# Special Education in New Zealand



## Sean- (May 10, 2011)

Hello,

I am looking for work in Australia or New Zealand in special education (moderate/severe) and was wondering if there were any teachers with some insights in NZ.


----------



## anski (Aug 17, 2008)

Sean- said:


> Hello,
> 
> I am looking for work in Australia or New Zealand in special education (moderate/severe) and was wondering if there were any teachers with some insights in NZ.


Hi Sean,

Welcome to the forum, I cannot help you but hopefully Jenswaters one of our Moderators will be able to answer this one for you. She is experienced in the teaching field.

A friend of mine found a website which listed teaching positions available.

If you have a CV no harm submitting it & you never know what may eventuate.

If you take the time to do a search on the NZ forum for this topic it may provide some answers also because I remember this has been raised several times in the past.

Good luck

Anski


----------



## jenswaters (Jul 8, 2009)

Sean- said:


> Hello,
> 
> I am looking for work in Australia or New Zealand in special education (moderate/severe) and was wondering if there were any teachers with some insights in NZ.


Hi

I have posted heaps on here about education and jobs as a teacher, and even some about special education too. Have a flick through.

The job website out here is Education Gazette

I am speaking to some special ed teachers out here to see what competition is like for jobs and if there are any specific requirements for moving into this field here.

Will keep you posted!!!

Jen


----------



## jenswaters (Jul 8, 2009)

Sean- said:


> Hello,
> 
> I am looking for work in Australia or New Zealand in special education (moderate/severe) and was wondering if there were any teachers with some insights in NZ.
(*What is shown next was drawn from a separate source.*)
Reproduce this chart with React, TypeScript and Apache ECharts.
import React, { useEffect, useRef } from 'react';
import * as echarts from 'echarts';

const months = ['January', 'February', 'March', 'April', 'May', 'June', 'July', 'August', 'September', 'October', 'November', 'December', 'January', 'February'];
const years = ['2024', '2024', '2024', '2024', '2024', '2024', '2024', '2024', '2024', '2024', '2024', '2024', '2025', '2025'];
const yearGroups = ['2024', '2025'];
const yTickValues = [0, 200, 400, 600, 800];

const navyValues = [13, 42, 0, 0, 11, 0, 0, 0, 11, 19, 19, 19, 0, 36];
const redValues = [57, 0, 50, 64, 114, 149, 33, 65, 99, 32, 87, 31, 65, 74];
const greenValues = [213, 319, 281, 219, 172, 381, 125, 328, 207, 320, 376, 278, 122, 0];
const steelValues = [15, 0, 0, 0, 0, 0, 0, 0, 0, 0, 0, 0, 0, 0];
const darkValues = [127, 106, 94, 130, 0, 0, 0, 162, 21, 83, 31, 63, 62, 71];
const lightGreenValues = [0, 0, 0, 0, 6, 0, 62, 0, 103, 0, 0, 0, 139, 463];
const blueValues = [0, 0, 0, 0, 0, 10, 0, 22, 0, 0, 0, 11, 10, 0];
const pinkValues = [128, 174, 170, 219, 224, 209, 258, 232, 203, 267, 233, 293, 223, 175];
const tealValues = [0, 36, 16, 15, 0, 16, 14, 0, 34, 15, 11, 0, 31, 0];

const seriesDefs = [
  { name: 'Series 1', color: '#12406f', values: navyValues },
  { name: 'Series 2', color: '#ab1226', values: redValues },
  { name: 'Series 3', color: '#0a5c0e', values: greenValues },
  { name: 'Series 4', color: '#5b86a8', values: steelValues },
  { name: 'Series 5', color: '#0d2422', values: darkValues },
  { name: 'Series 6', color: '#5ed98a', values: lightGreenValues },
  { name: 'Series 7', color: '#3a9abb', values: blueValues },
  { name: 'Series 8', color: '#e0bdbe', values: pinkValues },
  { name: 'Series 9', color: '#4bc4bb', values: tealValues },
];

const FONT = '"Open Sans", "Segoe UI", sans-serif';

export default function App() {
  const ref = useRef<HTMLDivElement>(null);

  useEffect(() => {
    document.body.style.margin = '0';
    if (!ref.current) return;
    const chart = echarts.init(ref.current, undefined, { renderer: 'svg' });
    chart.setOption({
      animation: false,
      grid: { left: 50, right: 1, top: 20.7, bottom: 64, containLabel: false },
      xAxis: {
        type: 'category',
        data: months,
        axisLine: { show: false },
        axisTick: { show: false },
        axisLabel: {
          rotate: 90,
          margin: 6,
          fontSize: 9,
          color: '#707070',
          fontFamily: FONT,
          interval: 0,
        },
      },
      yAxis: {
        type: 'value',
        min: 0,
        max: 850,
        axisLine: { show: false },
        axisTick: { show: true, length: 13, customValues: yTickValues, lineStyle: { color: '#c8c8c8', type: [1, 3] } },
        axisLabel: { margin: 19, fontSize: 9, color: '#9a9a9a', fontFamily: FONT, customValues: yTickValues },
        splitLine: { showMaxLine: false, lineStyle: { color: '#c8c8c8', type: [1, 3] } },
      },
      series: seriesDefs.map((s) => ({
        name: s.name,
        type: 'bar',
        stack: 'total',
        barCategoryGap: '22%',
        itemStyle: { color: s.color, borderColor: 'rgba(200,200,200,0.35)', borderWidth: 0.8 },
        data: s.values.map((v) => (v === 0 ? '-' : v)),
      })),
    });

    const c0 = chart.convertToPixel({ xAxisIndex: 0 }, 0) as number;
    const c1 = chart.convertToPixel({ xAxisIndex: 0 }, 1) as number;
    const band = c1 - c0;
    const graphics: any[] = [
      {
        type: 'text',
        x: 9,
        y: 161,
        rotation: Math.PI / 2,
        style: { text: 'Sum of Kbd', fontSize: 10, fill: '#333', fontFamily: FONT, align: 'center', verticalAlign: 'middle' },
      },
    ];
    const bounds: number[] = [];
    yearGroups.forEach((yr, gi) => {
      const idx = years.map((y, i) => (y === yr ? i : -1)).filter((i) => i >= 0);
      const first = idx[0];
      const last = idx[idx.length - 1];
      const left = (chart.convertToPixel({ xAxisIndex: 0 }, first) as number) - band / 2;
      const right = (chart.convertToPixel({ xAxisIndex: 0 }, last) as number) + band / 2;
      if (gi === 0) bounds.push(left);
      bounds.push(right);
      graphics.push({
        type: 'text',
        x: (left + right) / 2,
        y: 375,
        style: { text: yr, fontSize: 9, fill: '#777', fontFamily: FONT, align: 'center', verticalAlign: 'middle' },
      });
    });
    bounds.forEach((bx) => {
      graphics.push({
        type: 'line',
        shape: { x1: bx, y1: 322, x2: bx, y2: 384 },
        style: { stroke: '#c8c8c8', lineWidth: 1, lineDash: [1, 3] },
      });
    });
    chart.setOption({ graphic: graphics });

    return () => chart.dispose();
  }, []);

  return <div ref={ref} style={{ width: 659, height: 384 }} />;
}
Ok...sorry for the delay in response, but I have been doing some digging on this for you!!

There are currently NO requirements that say that Special Education teachers HAVE to have a teaching degree of any kind! So you would probably be ahead of a lot of people in special education that actually already have jobs or work in SE. There used to be a course through Massey University for this, but it no longer runs (I believe).

Having said this, this doesn't mean that you would necessarily get chosen for a job above anyone else. It really is often "who you know" not what you know, but signing up for "relief" within the schools that have SE units would be an EXCELLENT way to start (not many people actually want to work in these units). Also, be aware that there is NOT a high abundance of jobs. That is, when someone gets a job they tend to stay there for a LONG time, rather than the moving around which is common in the UK or similar places. 

Hope that this information helps. Feel free to contact me further if you have other questions

Jen


----------



## Sean- (May 10, 2011)

Thanks, Jen and Anski.


----------



## anski (Aug 17, 2008)

Sean- said:


> Thanks, Jen and Anski.


sean,

My pleasure.

anski


----------